Connected and Software-Defined vehicles (SDVs) represent a new paradigm for automakers and consumers. Whereas older ICE vehicles were a conglomeration of 70+ Electronic Control units, kilometers of wiring, and many thousands of components, the new era of vehicles can be more centralized, connected, and convenient, bringing benefits to both the consumer and OEM.
The most basic form of SDV is a vehicle where the user experience is affected in some way by the software in a vehicle. However, vehicles can become more ‘software-defined’ as the number of software-based features on the vehicle increases, unlocking new experiences such as allowing drivers to update or upgrade their vehicle via over-the-air updates or allowing passengers to watch on-demand movies on the go. Generally, a software-defined vehicle requires a constant cellular connection (4G or 5G), a large, touch-enabled screen, and a powerful central compute system that is also connected to the vehicle’s constituent components. Many SDVs also take advantage of third-party apps and in-vehicle payments to add more features and convenience to the user.
Categorizing and comparing software-defined vehicles can be difficult, as almost every vehicle released in the last 5-10 years is arguably ‘software-defined’ in some way. To create a way of comparing existing and future vehicles, IDTechEx has condensed their understanding into an SDV Level Guide, which compares vehicles’ software and software-critical hardware. This encompasses features such as a vehicle’s connectivity, compute, displays, and software system, allowing vehicles to be assigned a simple level for comparison purposes.
The 2023 Tesla Model 3 is a good example of an ‘Advanced’ Level 3 SDV thanks to its 4G connectivity combined with its powerful central compute, which allows it to give users a smooth software experience and plenty of functionality such as infotainment and Advanced Driver Assist Systems (ADAS).
The future connected vehicle uses not just a standard smartphone cellular connection but also potentially takes advantage of dedicated ‘V2X’ safety communication channels. This connection uses Wi-Fi or cellular-based technology (C-V2X) to communicate with other vehicles and traffic infrastructure. If regulation or safety standards mandate this technology, then V2X is set to become the ‘digital seatbelt’ of the future, promising to reduce accidents, improve congestion, and reduce emissions globally.
Notably, China is making significant progress towards integrating V2X within vehicles on Chinese roads through the likely inclusion of V2X testing in their 2024 New Car Assessment Program (CNCAP). The US and other regions are actively assessing different forms of V2X technology, with IDTechEx forecasting that cellular-based C-V2X is set to become the primary method of Connected Vehicle communication by 2034.

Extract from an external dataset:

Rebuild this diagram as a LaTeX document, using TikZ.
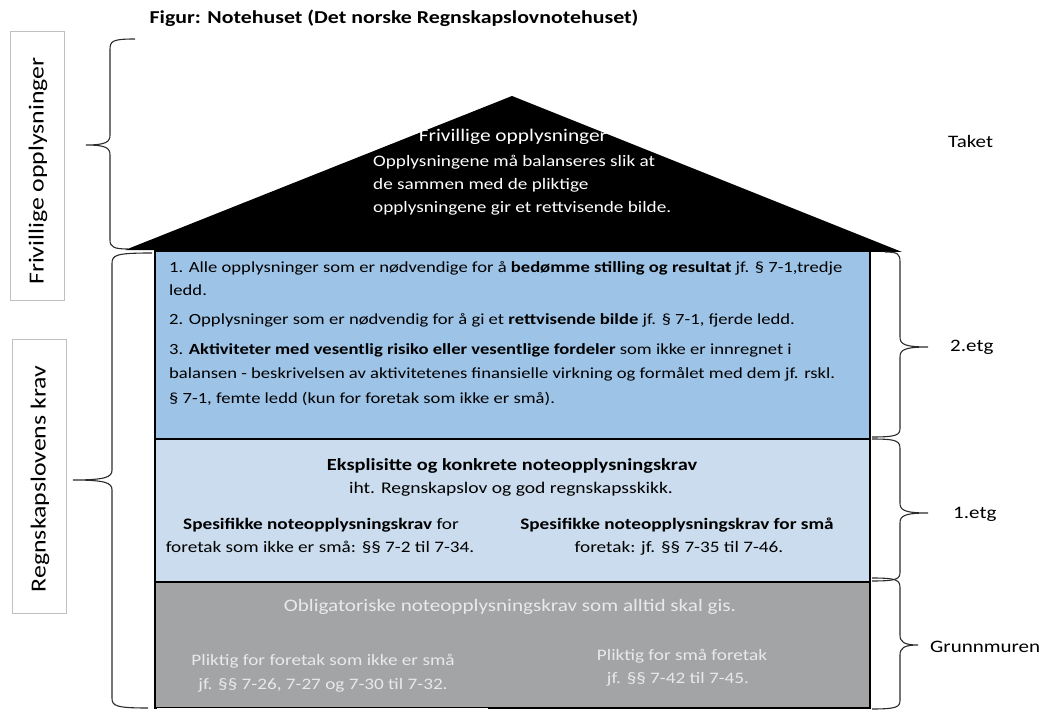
\documentclass[tikz,border=0pt]{standalone}
\usepackage{fontspec}
\setmainfont{Carlito}
\newcommand\hstr[1]{\scalebox{1.2}[1]{#1}}
\definecolor{blueA}{HTML}{9DC3E6}
\definecolor{blueB}{HTML}{CADCEE}
\definecolor{grayC}{HTML}{A2A4A5}
\definecolor{grayTxt}{HTML}{E9E9E9}
\definecolor{braceCol}{HTML}{2B2B2B}
\definecolor{sideBox}{HTML}{C0C0C0}
\begin{document}
\begin{tikzpicture}[x=1pt,y=-1pt,
  floor/.style={draw=black,line width=1.4pt},
  sidebox/.style={draw=sideBox,line width=0.9pt,fill=white},
  bracepath/.style={draw=braceCol,line width=1.1pt},
  sidetxt/.style={font=\fontsize{21.5}{25}\selectfont,rotate=90,inner sep=0pt},
  bluetxt/.style={anchor=base west,inner sep=0pt,font=\fontsize{15.5}{18}\selectfont},
  midtxt/.style={anchor=base,inner sep=0pt,font=\fontsize{16}{19}\selectfont},
  graytxt/.style={anchor=base,inner sep=0pt,text=grayTxt,font=\fontsize{16}{19}\selectfont},
  rooftxt/.style={anchor=base west,inner sep=0pt,text=white,font=\fontsize{16}{19}\selectfont},
  lbl/.style={anchor=base west,inner sep=0pt,font=\fontsize{17.5}{20}\selectfont}]
\useasboundingbox (0,0) rectangle (1050,711);

% title
\node[anchor=base,inner sep=0pt,font=\fontsize{18.2}{21}\selectfont\bfseries] (title) at (394,24) {\hstr{Figur: Notehuset (Det norske Regnskapslovnotehuset)}};

% side boxes
\draw[sidebox] (10,31) rectangle (64,300);
\node[sidetxt] (sideA) at (38,171) {\hstr{Frivillige opplysninger}};
\draw[sidebox] (12,339) rectangle (66,613);
\node[sidetxt] (sideB) at (40,479) {\hstr{Regnskapslovens krav}};

% roof
\fill[black] (125,250) -- (512,96) -- (902,252) -- cycle;
\node[anchor=base,inner sep=0pt,text=white,font=\fontsize{17.8}{21}\selectfont] (roofT) at (513,142) {\hstr{Frivillige opplysninger}};
\node[rooftxt] (roofA) at (373,167) {\hstr{Opplysningene må balanseres slik at}};
\node[rooftxt] (roofB) at (373,190) {\hstr{de sammen med de pliktige}};
\node[rooftxt] (roofC) at (373,213) {\hstr{opplysningene gir et rettvisende bilde.}};

% floors
\draw[floor,fill=blueA] (155,251) rectangle (870,439);
\draw[floor,fill=blueB] (155,439) rectangle (870,582);
\draw[floor,fill=grayC] (155,582) rectangle (870,708);
\draw[white,line width=1pt] (157,708) -- (488,708);

% 2.etg text
\node[bluetxt] (l1) at (169,273) {\hstr{1. Alle opplysninger som er nødvendige for å \textbf{bedømme stilling og resultat} jf. § 7-1,tredje}};
\node[bluetxt] (l2) at (169,296) {\hstr{ledd.}};
\node[bluetxt] (l3) at (169,325) {\hstr{2. Opplysninger som er nødvendig for å gi et \textbf{rettvisende bilde} jf. § 7-1, fjerde ledd.}};
\node[bluetxt] (l4) at (169,355) {\hstr{3. \textbf{Aktiviteter med vesentlig risiko eller vesentlige fordeler} som ikke er innregnet i}};
\node[bluetxt] (l5) at (169,379) {\hstr{balansen - beskrivelsen av aktivitetenes finansielle virkning og formålet med dem jf. rskl.}};
\node[bluetxt] (l6) at (169,403) {\hstr{§ 7-1, femte ledd (kun for foretak som ikke er små).}};

% 1.etg text
\node[anchor=base,inner sep=0pt,font=\fontsize{17}{20}\selectfont\bfseries] (e1) at (512,470) {\hstr{Eksplisitte og konkrete noteopplysningskrav}};
\node[anchor=base,inner sep=0pt,font=\fontsize{16.3}{19}\selectfont] (e2) at (511,493) {\hstr{iht. Regnskapslov og god regnskapsskikk.}};
\node[midtxt] (e3) at (321,529) {\hstr{\textbf{Spesifikke noteopplysningskrav} for}};
\node[midtxt] (e4) at (320,552) {\hstr{foretak som ikke er små: §§ 7-2 til 7-34.}};
\node[midtxt] (e5) at (677,529) {\hstr{\textbf{Spesifikke noteopplysningskrav for små}}};
\node[midtxt] (e6) at (679,552) {\hstr{foretak: jf. §§ 7-35 til 7-46.}};

% grunnmur text
\node[graytxt,font=\fontsize{17.6}{20}\selectfont] (g1) at (510,611) {\hstr{Obligatoriske noteopplysningskrav som alltid skal gis.}};
\node[graytxt] (g2) at (323,665) {\hstr{Pliktig for foretak som ikke er små}};
\node[graytxt] (g3) at (323,689) {\hstr{jf. §§ 7-26, 7-27 og 7-30 til 7-32.}};
\node[graytxt] (g4) at (682,660) {\hstr{Pliktig for små foretak}};
\node[graytxt] (g5) at (678,683) {\hstr{jf. §§ 7-42 til 7-45.}};

% left braces
\draw[bracepath] (135,39) .. controls (112,39) and (110,41) .. (110,50)
  -- (110,135) .. controls (110,142) and (106,145) .. (86,145)
  .. controls (106,145) and (110,148) .. (110,155)
  -- (110,240) .. controls (110,247) and (114,249) .. (128,249);
\draw[bracepath] (152,253) .. controls (115,253) and (112,255) .. (112,264)
  -- (112,470) .. controls (112,477) and (106,480) .. (73,480)
  .. controls (106,480) and (112,483) .. (112,490)
  -- (112,698) .. controls (112,706) and (116,708) .. (148,708);

% right braces
\draw[bracepath] (885,252) .. controls (898,252) and (900,254) .. (900,262)
  -- (900,337) .. controls (900,344) and (904,347) .. (928,347)
  .. controls (904,347) and (900,350) .. (900,357)
  -- (900,428) .. controls (900,435) and (897,437) .. (872,437);
\draw[bracepath] (872,439) .. controls (897,439) and (900,441) .. (900,449)
  -- (900,503) .. controls (900,510) and (904,513) .. (928,513)
  .. controls (904,513) and (900,516) .. (900,523)
  -- (900,572) .. controls (900,579) and (897,581) .. (872,581);
\draw[bracepath] (872,578) .. controls (897,578) and (900,580) .. (900,588)
  -- (900,635) .. controls (900,642) and (904,645) .. (918,645)
  .. controls (904,645) and (900,648) .. (900,655)
  -- (900,700) .. controls (900,707) and (897,709) .. (872,709);

% right labels
\node[lbl] (taket) at (948,148) {\hstr{Taket}};
\node[lbl] (etg2) at (950,352) {\hstr{2.etg}};
\node[lbl] (etg1) at (953,518) {\hstr{1.etg}};
\node[lbl] (grunn) at (930,652) {\hstr{Grunnmuren}};
\end{tikzpicture}
\end{document}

What is the current SDV market status?
The SDV market is emerging, with many potential players being cautious about how to monetize SDV features within the vehicle. Other players, such as Ford, Tesla, and BMW, are actively monetizing SDV features and, as a result, are generating significant revenue potential. BMW, for example, are offering owners of their i5 model up to US$150 a month in purchasable software upgrades and features, such as connectivity, real-time traffic information, and heated steering wheels.
There is a wide discrepancy between the ability of various OEMs to provision SDV features. Many OEMs continue to equip their vehicles with limited and sluggish onboard compute, last generation 4G connectivity, and unoptimized software, preferring to rely on connecting a smartphone to the vehicle for infotainment and payments. By contrast, some OEMs, such as Mercedes and Cadillac, are focusing on a software-centric experience, facilitated by multiple screens (with functionality for both passengers and driver), with powerful compute, 5G connectivity, and support for in-vehicle payments to complete the in-vehicle experience.
Connectivity is an important aspect of SDVs, with many OEMs offering 4G or 5G functionality for approximately US$10 a month, potentially generating US$120 a month per vehicle per year. Autonomy as a Service (AaaS) can also offer significant revenue potential, with OEMs such as Ford offering upgraded AaaS for approximately US$900 a year in some regions.
IDTechEx forecasts a 35% CAGR in automotive software-related revenue by 2034, with software-related revenue worth more than US$700 billion annually (US, 2023 prices) by 2034. To put this into everyday terms, IDTechEx forecasts that by 2034, the average new car buyer will be paying ~US$70 per month on software features.